Your copy should be exact, beginning at the line containing "Emit a Python" and ending at the line containing "yang_y = [0.435, 0.331, 0.265, 0.158]", with both lines kept and every picture dropped.

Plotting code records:
####

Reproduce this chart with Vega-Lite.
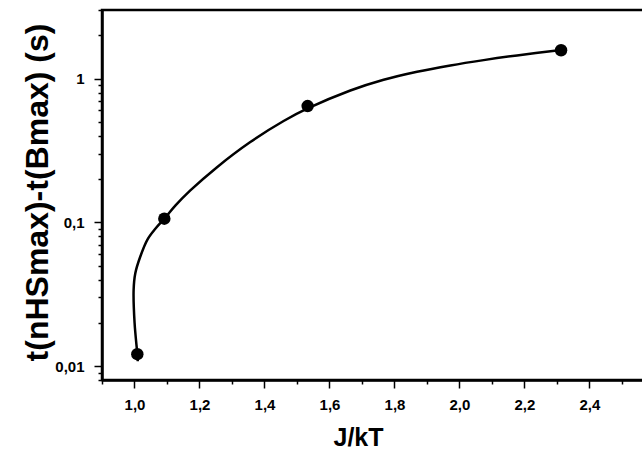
{
  "$schema": "https://vega.github.io/schema/vega-lite/v6.json",
  "width": 543,
  "height": 370,
  "autosize": {"type": "none"},
  "padding": {"left": 102, "top": 10, "right": 0, "bottom": 69},
  "background": "white",
  "config": {
    "view": {"stroke": "black", "strokeWidth": 2.5},
    "font": "Liberation Sans"
  },
  "datasets": {
    "curve": [
      {"i": 0, "x": 1.0102, "y": 0.01081},
      {"i": 1, "x": 1.0087, "y": 0.01211},
      {"i": 2, "x": 1.0003, "y": 0.01993},
      {"i": 3, "x": 0.9973, "y": 0.03385},
      {"i": 4, "x": 1.0025, "y": 0.04428},
      {"i": 5, "x": 1.0179, "y": 0.05781},
      {"i": 6, "x": 1.0394, "y": 0.0756},
      {"i": 7, "x": 1.0641, "y": 0.0902},
      {"i": 8, "x": 1.0918, "y": 0.106},
      {"i": 9, "x": 1.1256, "y": 0.1306},
      {"i": 10, "x": 1.1718, "y": 0.1667},
      {"i": 11, "x": 1.254, "y": 0.242},
      {"i": 12, "x": 1.3564, "y": 0.3617},
      {"i": 13, "x": 1.4589, "y": 0.5067},
      {"i": 14, "x": 1.5328, "y": 0.6194},
      {"i": 15, "x": 1.6642, "y": 0.826},
      {"i": 16, "x": 1.7667, "y": 0.981},
      {"i": 17, "x": 1.8695, "y": 1.1154},
      {"i": 18, "x": 1.972, "y": 1.2343},
      {"i": 19, "x": 2.0745, "y": 1.3443},
      {"i": 20, "x": 2.1773, "y": 1.4497},
      {"i": 21, "x": 2.3127, "y": 1.5785}
    ],
    "points": [
      {"x": 1.0087, "y": 0.0121},
      {"x": 1.0918, "y": 0.106},
      {"x": 1.5328, "y": 0.644},
      {"x": 2.3127, "y": 1.575}
    ]
  },
  "resolve": {"axis": {"x": "independent"}},
  "layer": [
    {
      "data": {"name": "curve"},
      "mark": {"type": "line", "interpolate": "catmull-rom", "color": "black", "strokeWidth": 2.5, "clip": true},
      "encoding": {
        "x": {
          "field": "x", "type": "quantitative",
          "scale": {"domain": [0.9, 2.571], "nice": false, "zero": false},
          "axis": {
            "orient": "bottom",
            "title": "J/kT",
            "values": [1.0, 1.2, 1.4, 1.6, 1.8, 2.0, 2.2, 2.4],
            "labelExpr": "replace(format(datum.value, '.1f'), '.', ',')",
            "tickSize": 8,
            "grid": false,
            "domainColor": "black", "domainWidth": 2.5,
            "tickColor": "black", "tickWidth": 1.5,
            "labelFont": "Liberation Sans", "labelFontWeight": "bold", "labelFontSize": 15, "labelColor": "black",
            "labelPadding": 9, "labelOverlap": false, "labelFlush": false, "labelBound": false,
            "titleFont": "Liberation Sans", "titleFontWeight": "bold", "titleFontSize": 25, "titleColor": "black",
            "titleX": 256, "titleY": 65, "titleBaseline": "alphabetic", "titleAlign": "center"
          }
        },
        "y": {
          "field": "y", "type": "quantitative",
          "scale": {"type": "log", "domain": [0.008, 3], "nice": false, "zero": false},
          "axis": {
            "title": "t(nHSmax)-t(Bmax) (s)",
            "values": [0.008, 0.009, 0.01, 0.02, 0.03, 0.04, 0.05, 0.06, 0.07, 0.08, 0.09, 0.1, 0.2, 0.3, 0.4, 0.5, 0.6, 0.7, 0.8, 0.9, 1, 2, 3],
            "labelExpr": "datum.value == 1 ? '1' : datum.value == 0.1 ? '0,1' : datum.value == 0.01 ? '0,01' : ''",
            "tickSize": {"condition": {"test": "datum.value == 0.01 || datum.value == 0.1 || datum.value == 1", "value": 8}, "value": 4},
            "grid": false,
            "domainColor": "black", "domainWidth": 2.5,
            "tickColor": "black", "tickWidth": 1.5,
            "labelFont": "Liberation Sans", "labelFontWeight": "bold", "labelFontSize": 15, "labelColor": "black",
            "labelPadding": 10, "labelOverlap": false, "labelFlush": false, "labelBound": false,
            "titleFont": "Liberation Sans", "titleFontWeight": "bold", "titleFontSize": 32, "titleColor": "black",
            "titleX": -55, "titleY": 182, "titleAngle": 270, "titleBaseline": "alphabetic", "titleAlign": "center"
          }
        },
        "order": {"field": "i", "type": "quantitative"}
      }
    },
    {
      "data": {"name": "points"},
      "mark": {"type": "point", "filled": true, "shape": "circle", "color": "black", "size": 155, "opacity": 1},
      "encoding": {
        "x": {
          "field": "x", "type": "quantitative",
          "axis": {
            "orient": "bottom",
            "title": null,
            "values": [0.9, 1.1, 1.3, 1.5, 1.7, 1.9, 2.1, 2.3, 2.5],
            "labels": false,
            "domain": false,
            "grid": false,
            "tickSize": 4,
            "tickColor": "black", "tickWidth": 1.5
          }
        },
        "y": {"field": "y", "type": "quantitative"}
      }
    }
  ]
}
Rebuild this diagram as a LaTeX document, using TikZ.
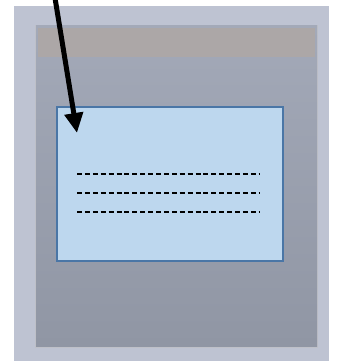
\documentclass[tikz,border=0pt]{standalone}
\usetikzlibrary{arrows.meta}
\definecolor{outerbg}{HTML}{BEC3D2}
\definecolor{bagtop}{HTML}{A3A9B8}
\definecolor{bagbot}{HTML}{9096A4}
\definecolor{band}{HTML}{ACA7A7}
\definecolor{labelfill}{HTML}{BDD7EE}
\definecolor{labeldraw}{HTML}{4A76A6}
\tikzset{
  dashline/.style={line width=2pt, dash pattern=on 5pt off 2.9pt, black},
  pointer/.style={line width=5pt, -{Triangle[length=20pt,width=18pt]}, black},
}
\begin{document}
\begin{tikzpicture}[x=1pt,y=-1pt]
\useasboundingbox (0,0) rectangle (340,361);
\fill[white] (0,0) rectangle (340,361);
\fill[outerbg] (14,6) rectangle (329,361);
\fill[black!25, opacity=0.5] (35,25) rectangle (318,348);
\shade[top color=bagtop, bottom color=bagbot] (36,26) rectangle (317,346);
\fill[band] (38,28) rectangle (315,57);
\node[draw=labeldraw, line width=2pt, fill=labelfill, inner sep=0pt, minimum width=226pt, minimum height=154pt] (label) at (169.5,184) {};
\coordinate (l1a) at (77,174); \coordinate (l1b) at (259,174);
\coordinate (l2a) at (77,193); \coordinate (l2b) at (259,193);
\coordinate (l3a) at (77,212); \coordinate (l3b) at (259,212);
\draw[dashline] (l1a) -- (l1b);
\draw[dashline] (l2a) -- (l2b);
\draw[dashline] (l3a) -- (l3b);
\coordinate (start) at (55,-2);
\coordinate (tip) at (77,133);
\draw[pointer] (start) -- (tip);
\end{tikzpicture}
\end{document}
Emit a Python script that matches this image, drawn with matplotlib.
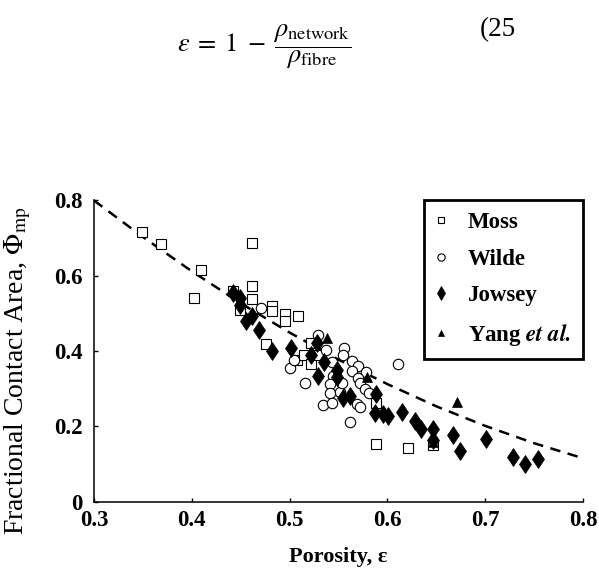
import matplotlib
matplotlib.use("Agg")
import matplotlib.pyplot as plt

plt.rcParams['font.family'] = ['Liberation Serif', 'DejaVu Serif']
plt.rcParams['mathtext.fontset'] = 'stix'

# data
moss_x = [0.349, 0.369, 0.409, 0.402, 0.442, 0.449, 0.462, 0.462, 0.462, 0.476, 0.482, 0.482,
          0.495, 0.495, 0.509, 0.508, 0.515, 0.522, 0.522, 0.529, 0.588, 0.588, 0.621, 0.647]
moss_y = [0.717, 0.685, 0.614, 0.542, 0.559, 0.510, 0.686, 0.574, 0.537, 0.419, 0.520, 0.506,
          0.498, 0.480, 0.493, 0.375, 0.389, 0.422, 0.366, 0.389, 0.262, 0.154, 0.142, 0.150]

wilde_x = [0.471, 0.500, 0.504, 0.516, 0.529, 0.537, 0.543, 0.544, 0.541, 0.541, 0.552, 0.554,
           0.556, 0.555, 0.564, 0.570, 0.564, 0.578, 0.570, 0.572, 0.577, 0.581, 0.534, 0.543,
           0.569, 0.572, 0.562, 0.611]
wilde_y = [0.514, 0.355, 0.375, 0.314, 0.442, 0.402, 0.371, 0.333, 0.313, 0.288, 0.290, 0.315,
           0.408, 0.390, 0.373, 0.359, 0.347, 0.344, 0.329, 0.314, 0.300, 0.288, 0.256, 0.263,
           0.259, 0.250, 0.212, 0.365]

jowsey_x = [0.442, 0.449, 0.449, 0.462, 0.455, 0.469, 0.482, 0.501, 0.528, 0.522, 0.535, 0.548,
            0.548, 0.529, 0.562, 0.555, 0.588, 0.587, 0.595, 0.601, 0.615, 0.628, 0.634, 0.647,
            0.647, 0.667, 0.674, 0.701, 0.728, 0.741, 0.754]
jowsey_y = [0.554, 0.540, 0.521, 0.493, 0.481, 0.457, 0.400, 0.408, 0.420, 0.389, 0.371, 0.349,
            0.331, 0.333, 0.280, 0.275, 0.285, 0.235, 0.232, 0.227, 0.237, 0.214, 0.194, 0.193,
            0.164, 0.178, 0.134, 0.166, 0.119, 0.099, 0.113]

yang_x = [0.538, 0.579, 0.671, 0.647]
yang_y = [0.435, 0.331, 0.265, 0.158]

# dashed model curve, read at steps of 0.05
curve_x = [0.30, 0.35, 0.40, 0.45, 0.50, 0.55, 0.60, 0.65, 0.70, 0.75, 0.80]
curve_y = [0.800, 0.703, 0.612, 0.527, 0.449, 0.377, 0.312, 0.253, 0.201, 0.155, 0.115]

xticks = [0.3, 0.4, 0.5, 0.6, 0.7, 0.8]
xtick_labels = ['0.3', '0.4', '0.5', '0.6', '0.7', '0.8']
yticks = [0, 0.2, 0.4, 0.6, 0.8]
ytick_labels = ['0', '0.2', '0.4', '0.6', '0.8']

fig = plt.figure(figsize=(5.99, 5.74), dpi=100)
ax = fig.add_axes([0.1569, 0.1263, 0.8164, 0.5244])

ax.plot(curve_x, curve_y, color='black', lw=1.8, ls=(0, (4.2, 3.0)), clip_on=False)

ax.plot(moss_x, moss_y, ls='none', marker='s', ms=7, mfc='white', mec='black', mew=0.8, label='Moss')
ax.plot(wilde_x, wilde_y, ls='none', marker='o', ms=7.5, mfc='white', mec='black', mew=0.8, label='Wilde')
ax.plot(jowsey_x, jowsey_y, ls='none', marker='d', ms=9.5, mfc='black', mec='black', mew=0.5, label='Jowsey')
ax.plot(yang_x, yang_y, ls='none', marker='^', ms=7, mfc='black', mec='black', mew=0.5,
        label=r'Yang $\mathbfit{et\ al.}$')

ax.set_xlim(0.3, 0.8)
ax.set_ylim(0, 0.8)
ax.set_xticks(xticks)
ax.set_xticklabels(xtick_labels)
ax.set_yticks(yticks)
ax.set_yticklabels(ytick_labels)
ax.spines['top'].set_visible(False)
ax.spines['right'].set_visible(False)
for s in ['left', 'bottom']:
    ax.spines[s].set_linewidth(1.1)
ax.tick_params(direction='in', length=3, width=1, labelsize=16.5)
ax.tick_params(axis='y', pad=8)
ax.tick_params(axis='x', pad=6)
for lab in ax.get_xticklabels() + ax.get_yticklabels():
    lab.set_fontweight('bold')

ax.set_xlabel('Porosity, ε', fontsize=16, fontweight='bold')
ax.xaxis.set_label_coords(0.5, -0.15)
ax.set_ylabel(r'Fractional Contact Area, $\Phi_{\mathrm{mp}}$', fontsize=20)
ax.yaxis.set_label_coords(-0.125, 0.434)

leg = ax.legend(loc='upper left', bbox_to_anchor=(0.675, 0.45, 0.325, 0.55), mode='expand',
                borderaxespad=0, fancybox=False, markerscale=0.7, handlelength=0.5,
                handletextpad=0.9, borderpad=0.5, labelspacing=0.68,
                prop={'size': 16.5, 'weight': 'bold'})
leg.get_frame().set_edgecolor('black')
leg.get_frame().set_linewidth(2)
leg.get_frame().set_alpha(1)

fig.text(264 / 599, 1 - 47 / 574,
         r'$\varepsilon\;=\;1\;-\;\dfrac{\rho_{\mathrm{network}}}{\rho_{\mathrm{fibre}}}$',
         fontsize=19, ha='center', va='center')
fig.text(480 / 599, 1 - 30 / 574, '(25', fontsize=19.5, ha='left', va='center')

fig.savefig('out.png', dpi=100)
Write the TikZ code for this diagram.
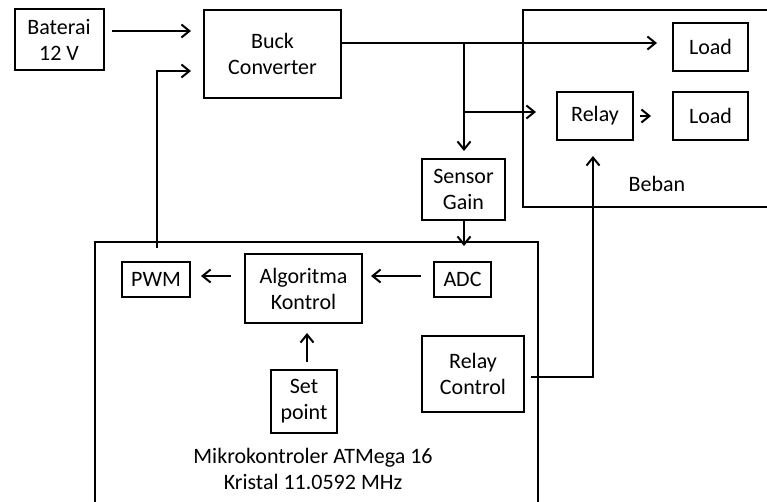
\documentclass[tikz,border=0pt]{standalone}
\usepackage{fontspec}
\setmainfont{Carlito}
\usetikzlibrary{arrows.meta,calc}
\begin{document}
\begin{tikzpicture}[x=1pt,y=-1pt,
  txt/.style={font=\fontsize{22}{26}\selectfont,text=black},
  box/.style={txt,draw,line width=2pt,align=center,inner sep=0pt},
  frame/.style={draw,line width=2pt},
  ln/.style={line width=2pt},
  arr/.style={line width=2pt,-{Straight Barb[length=8pt,width=13pt,line width=2pt]}},
  lbl/.style={txt,align=center}]
\useasboundingbox (0,0) rectangle (767,502);
\clip (0,0) rectangle (767,502);
\fill[white] (0,0) rectangle (767,502);

% enclosing frames
\draw[frame] (523,10) rectangle (800,207);
\draw[frame] (95,242) rectangle (538,560);

% nodes
\node[box,minimum width=89pt,minimum height=61pt] (bat) at (59,40) {Baterai\\12 V};
\node[box,minimum width=137pt,minimum height=88pt] (buck) at (272.5,54) {Buck\\Converter};
\node[box,minimum width=75pt,minimum height=48pt] (load1) at (710.5,47) {Load};
\node[box,minimum width=76pt,minimum height=48pt] (relay) at (595,116) {Relay};
\node[box,minimum width=75pt,minimum height=48pt] (load2) at (710.5,116) {Load};
\node[lbl] (beban) at (657,184) {Beban};
\node[box,minimum width=83pt,minimum height=61pt] (sensor) at (463.5,189.5) {Sensor\\Gain};
\node[box,minimum width=68pt,minimum height=35pt] (pwm) at (156,279.5) {PWM};
\node[box,minimum width=117pt,minimum height=69pt] (algo) at (303.5,288.5) {Algoritma\\Kontrol};
\node[box,minimum width=57pt,minimum height=35pt] (adc) at (462.5,279.5) {ADC};
\node[box,minimum width=66pt,minimum height=63pt] (setp) at (304,401.5) {Set\\point};
\node[box,minimum width=102pt,minimum height=76pt] (rc) at (473,374) {Relay\\Control};
\node[lbl] (mikro) at (313,469) {Mikrokontroler ATMega 16\\Kristal 11.0592 MHz};

% junctions
\coordinate (j1) at (464,43);
\coordinate (j2) at (464,112);
\coordinate (pwmtop) at (157,248);
\coordinate (pwmturn) at (157,71);
\coordinate (rcturn) at (593,377);
\coordinate (spx) at (307,0);

% connectors
\draw[arr] ([xshift=7pt]bat.east |- 0,31) -- ([xshift=-12pt]buck.west |- 0,31);
\draw[arr] (pwmtop) -- (pwmturn) -- ([xshift=-12pt]buck.west |- pwmturn);
\draw[arr] (buck.east |- j1) -- ([xshift=-15pt]load1.west |- j1);
\draw[arr] (j1) -- ([yshift=7pt]sensor.north -| j1);
\draw[arr] (j2) -- ([xshift=-20pt]relay.west |- j2);
\draw[arr] ([xshift=6pt]relay.east) -- ([xshift=-21pt]load2.west);
\draw[arr] (sensor.south -| j1) -- ([yshift=15pt]adc.north -| j1);
\draw[arr] ([xshift=-13pt]algo.west |- 0,276) -- ([xshift=10pt]pwm.east |- 0,276);
\draw[arr] ([xshift=-12pt]adc.west |- 0,276) -- ([xshift=8pt]algo.east |- 0,276);
\draw[arr] ([yshift=7pt]setp.north -| spx) -- ([yshift=-9pt]algo.south -| spx);
\draw[arr] ([xshift=6pt]rc.east |- rcturn) -- (rcturn) -- ([yshift=-15pt]relay.south -| rcturn);
\end{tikzpicture}
\end{document}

####

• _ANSWER BELOW_
Emit a Python script that matches this image, drawn with matplotlib.
import matplotlib
matplotlib.use("Agg")
import matplotlib.pyplot as plt

plt.rcParams['font.family'] = ['Liberation Serif', 'DejaVu Serif']
plt.rcParams['mathtext.fontset'] = 'stix'

# data
moss_x = [0.349, 0.369, 0.409, 0.402, 0.442, 0.449, 0.462, 0.462, 0.462, 0.476, 0.482, 0.482,
          0.495, 0.495, 0.509, 0.508, 0.515, 0.522, 0.522, 0.529, 0.588, 0.588, 0.621, 0.647]
moss_y = [0.717, 0.685, 0.614, 0.542, 0.559, 0.510, 0.686, 0.574, 0.537, 0.419, 0.520, 0.506,
          0.498, 0.480, 0.493, 0.375, 0.389, 0.422, 0.366, 0.389, 0.262, 0.154, 0.142, 0.150]

wilde_x = [0.471, 0.500, 0.504, 0.516, 0.529, 0.537, 0.543, 0.544, 0.541, 0.541, 0.552, 0.554,
           0.556, 0.555, 0.564, 0.570, 0.564, 0.578, 0.570, 0.572, 0.577, 0.581, 0.534, 0.543,
           0.569, 0.572, 0.562, 0.611]
wilde_y = [0.514, 0.355, 0.375, 0.314, 0.442, 0.402, 0.371, 0.333, 0.313, 0.288, 0.290, 0.315,
           0.408, 0.390, 0.373, 0.359, 0.347, 0.344, 0.329, 0.314, 0.300, 0.288, 0.256, 0.263,
           0.259, 0.250, 0.212, 0.365]

jowsey_x = [0.442, 0.449, 0.449, 0.462, 0.455, 0.469, 0.482, 0.501, 0.528, 0.522, 0.535, 0.548,
            0.548, 0.529, 0.562, 0.555, 0.588, 0.587, 0.595, 0.601, 0.615, 0.628, 0.634, 0.647,
            0.647, 0.667, 0.674, 0.701, 0.728, 0.741, 0.754]
jowsey_y = [0.554, 0.540, 0.521, 0.493, 0.481, 0.457, 0.400, 0.408, 0.420, 0.389, 0.371, 0.349,
            0.331, 0.333, 0.280, 0.275, 0.285, 0.235, 0.232, 0.227, 0.237, 0.214, 0.194, 0.193,
            0.164, 0.178, 0.134, 0.166, 0.119, 0.099, 0.113]

yang_x = [0.538, 0.579, 0.671, 0.647]
yang_y = [0.435, 0.331, 0.265, 0.158]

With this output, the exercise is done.